Though I didn’t realize her power when she was first publishing, Barbara Tuchman has since become one of my top three favorite American writers about history–Barbara Tuchman, Joseph Ellis and David McCullough. Ellis and McCullough are still alive, but Tuchman died in 1989.
What distinguishes them from other writers of history whom I’ve read is their astonishing ability to dramatize yet propell a narrative forward with periodic assessments that plunge right to the heart of significance. Take Tuchman’s book review of Henry Kissinger’s memoirs, which I’m reading now, long after its initial publication, collected in her book called Practicing History (1981).

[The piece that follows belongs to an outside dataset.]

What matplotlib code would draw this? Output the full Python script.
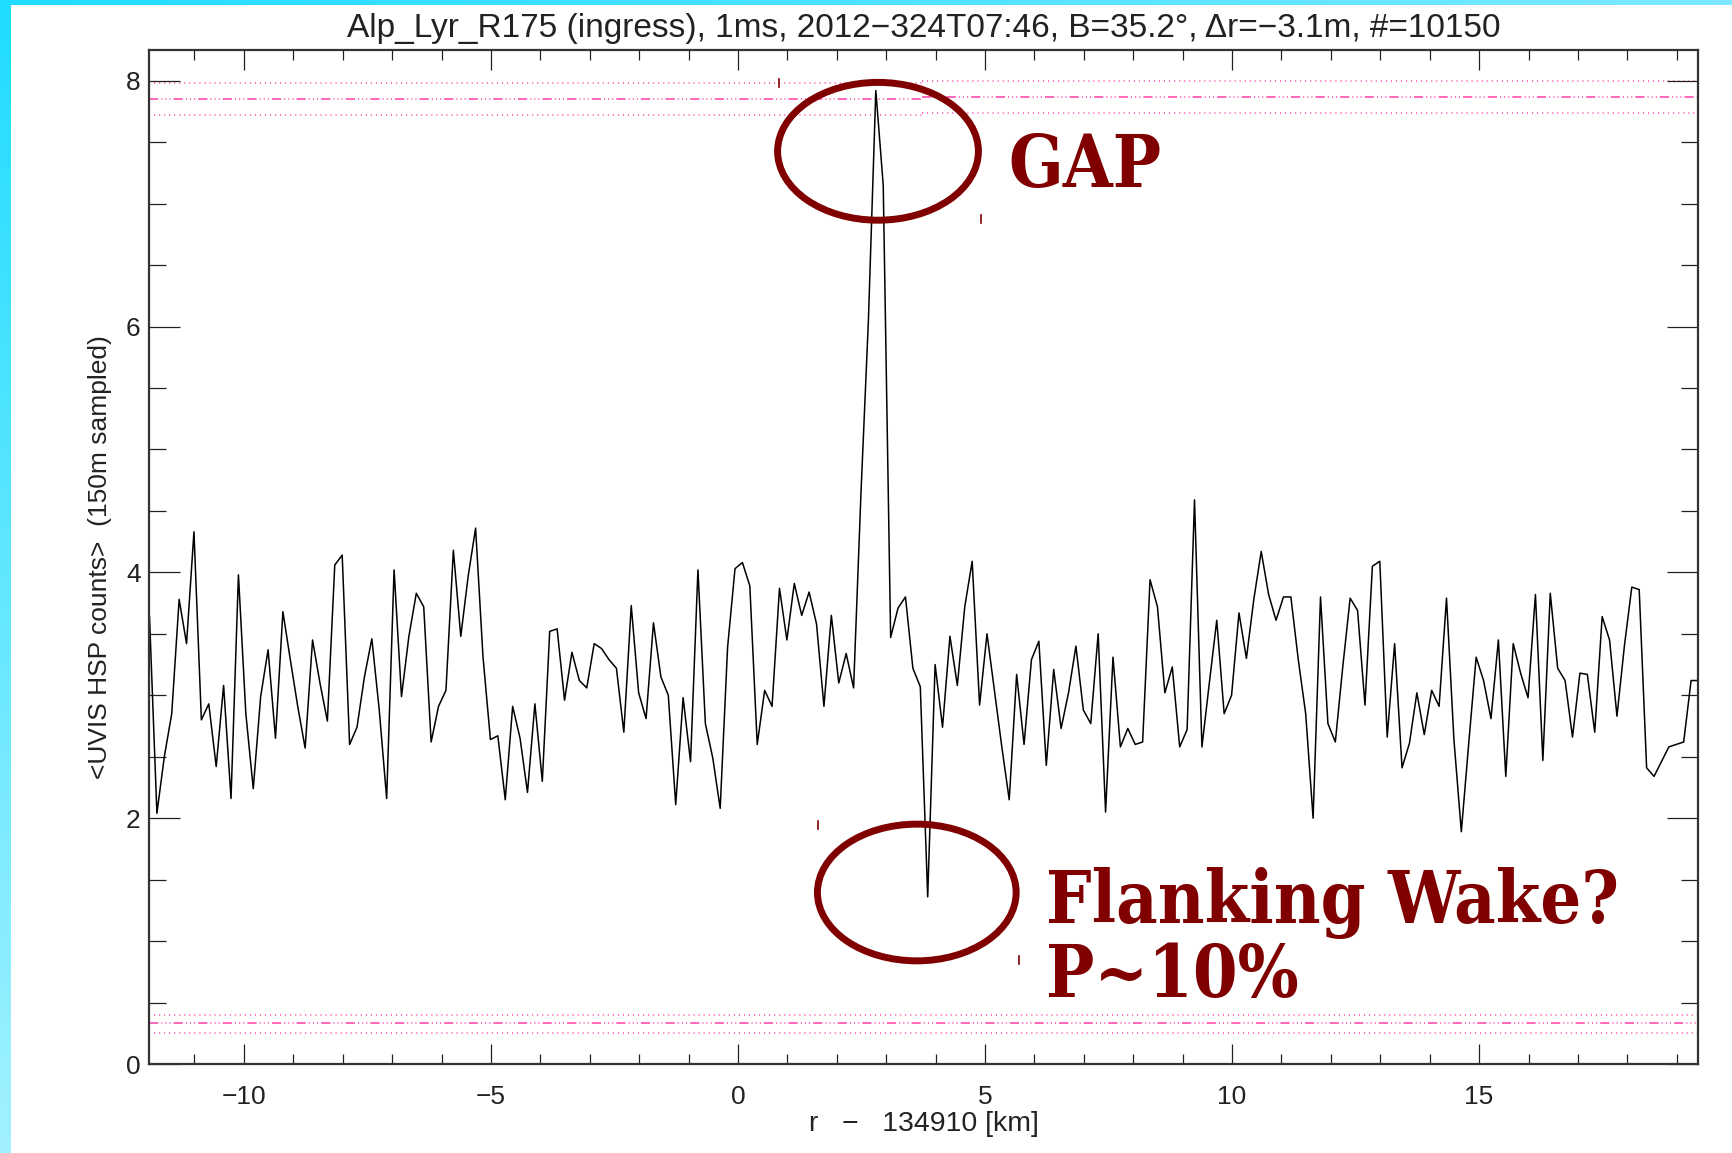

Kissinger, as head of President Richard Nixon’s National Security Advisors and as Gerald Ford’s Secretary of State, contributed enormously to the lengthy U.S. involvement in the Vietnam War. As Tuchman argues, his council should have urged U.S. withdrawal far sooner than it occurred in 1975. The U.S. should have withdrawn in the early 1970s when it was clear that the U.S. could not assure that Saigon, i.e. South Vietnam could sustain itself independently. Instead Kissinger and the presidents he served opted for continued U.S. troop and bombing incursions eventually pushing the war into Cambodia with an additional 40,000 Cambodian and 19,000 American lives lost. Tuchman astutely summarizes that the U.S. stayed because its government wanted to withdraw with honor. Instead, she argues, we should have made the case that we’d done all we could for the South Vietnamese and now they needed to stand or fall on their own strength. Which she goes on to remark, is exactly what happened when North Vietnam invaded the South and Saigon fell in 1975.
Getting out when winning is clearly impossible, chosing compromise and life-saving alteration, rather than a “fight to the finish”–that I’d like to see more of. For instance, how wonderful if the various legislatures, national and state, could put down their insistence on “winning” and agree that there must be a two-pronged approach to combating the budget deficit–raising taxes on the wealthy and altering “entitlement programs” like Medicare and Social Security. Just as the U.S. government fighting in Vietnam could not “imagine” withdrawal with anything short of “honor,” meaning victory, so now we are brought to our knees by a refusal to take items from each side of the political divide and recognize that they both have an important place in addressing the inevitable: unless we make significant changes in both tax and entitlement structures, our economy will suffer short-term and long-term. Suffer so significantly that our political position may well become weakened, our vaunted ability to “rule the world” may well pass to others.
Ditto our blind, headlong path toward doing nothing to reduce greenhouse gas emissions, to bring a halt to fracking (which tears up forest and grassland, uses huge amounts of water, and then pumps this natural gas across sensitive acquifers–mine and your drinking water). No, no, no. We must admit we’ve exhausted this kind of energy. We must do two difficult but possible things–conserve far more than we do, and buy in big time to energy production that does not sprew CO2 into the environment.
How much longer, I muse, as I listen to Barbara Tuchman’s clear and incisive indictment of Henry Kissinger and the governments he served–how much longer before we can make the sane but difficult choices?